#### Aim:
Print exactly the lines from the first one down to the line containing "ax = fig.add_axes([68", both ends included, with no pictures and nothing else.
* * * *
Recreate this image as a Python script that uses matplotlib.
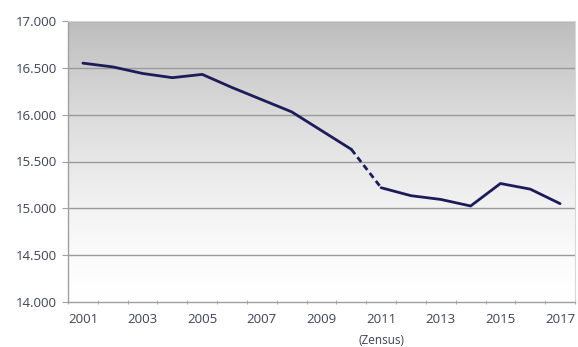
import matplotlib.pyplot as plt
import matplotlib.transforms as mtransforms
import numpy as np

years = list(range(2001, 2018))
values = [16550, 16510, 16440, 16395, 16430, 16290, 16160, 16030, 15830,
          15630, 15220, 15135, 15095, 15025, 15265, 15205, 15050]
yticks = [14000, 14500, 15000, 15500, 16000, 16500, 17000]
ytick_labels = ["14.000", "14.500", "15.000", "15.500", "16.000", "16.500", "17.000"]
xtick_years = list(range(2001, 2018, 2))

text_color = "#3c4257"
line_color = "#1c1c5a"

fig = plt.figure(figsize=(5.78, 3.47), dpi=100)
ax = fig.add_axes([68 / 578, 45 / 347, 507 / 578, 281 / 347])

# grey gradient background, dark at the top, fading to white
t = np.linspace(0, 1, 256)
shade = 1.0 - 0.26 * t ** 1.5
grad = np.dstack([shade, shade, shade])[0][:, None, :].repeat(2, axis=1)
ax.imshow(grad, extent=[2000.5, 2017.5, 14000, 17000], origin="lower",
          aspect="auto", zorder=0, interpolation="bilinear")

for y in yticks[1:]:
    ax.axhline(y, color="#9a9a9a", lw=1.0, zorder=1)

i = years.index(2010)
ax.plot(years[:i + 1], values[:i + 1], color=line_color, lw=2.0, zorder=3,
        solid_joinstyle="round", solid_capstyle="round")
ax.plot(years[i:i + 2], values[i:i + 2], color=line_color, lw=2.0, zorder=3,
        linestyle=(0, (2.2, 1.4)))
ax.plot(years[i + 1:], values[i + 1:], color=line_color, lw=2.0, zorder=3,
        solid_joinstyle="round", solid_capstyle="round")

ax.set_xlim(2000.5, 2017.5)
ax.set_ylim(14000, 17000)

ax.set_yticks(yticks)
ax.set_yticklabels(ytick_labels)
ax.set_xticks(xtick_years)
ax.set_xticklabels([str(y) for y in xtick_years])
ax.set_xticks(np.arange(2000.5, 2017.6, 1), minor=True)
ax.tick_params(axis="x", which="major", length=0, pad=8)
ax.tick_params(axis="x", which="minor", length=3, color="#a0a0a0", direction="inout")
ax.tick_params(axis="y", length=4, color="#a0a0a0", pad=4)
ax.tick_params(labelsize=9.5, labelcolor=text_color)
for lab in ax.get_xticklabels() + ax.get_yticklabels():
    lab.set_family("Open Sans")

for side in ["top", "right"]:
    ax.spines[side].set_color("#d8d8d8")
    ax.spines[side].set_linewidth(0.8)
for side in ["left", "bottom"]:
    ax.spines[side].set_color("#a0a0a0")
    ax.spines[side].set_linewidth(1.0)

trans = mtransforms.blended_transform_factory(ax.transData, fig.transFigure)
ax.text(2011, 7 / 347, "(Zensus)", transform=trans, ha="center", va="center",
        fontsize=8.5, color=text_color, family="Open Sans")

fig.savefig("out.png", dpi=100)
* * * *
#### Final answer:
Recreate this image as a Python script that uses matplotlib.
import matplotlib.pyplot as plt
import matplotlib.transforms as mtransforms
import numpy as np

years = list(range(2001, 2018))
values = [16550, 16510, 16440, 16395, 16430, 16290, 16160, 16030, 15830,
          15630, 15220, 15135, 15095, 15025, 15265, 15205, 15050]
yticks = [14000, 14500, 15000, 15500, 16000, 16500, 17000]
ytick_labels = ["14.000", "14.500", "15.000", "15.500", "16.000", "16.500", "17.000"]
xtick_years = list(range(2001, 2018, 2))

text_color = "#3c4257"
line_color = "#1c1c5a"

fig = plt.figure(figsize=(5.78, 3.47), dpi=100)
ax = fig.add_axes([68 / 578, 45 / 347, 507 / 578, 281 / 347])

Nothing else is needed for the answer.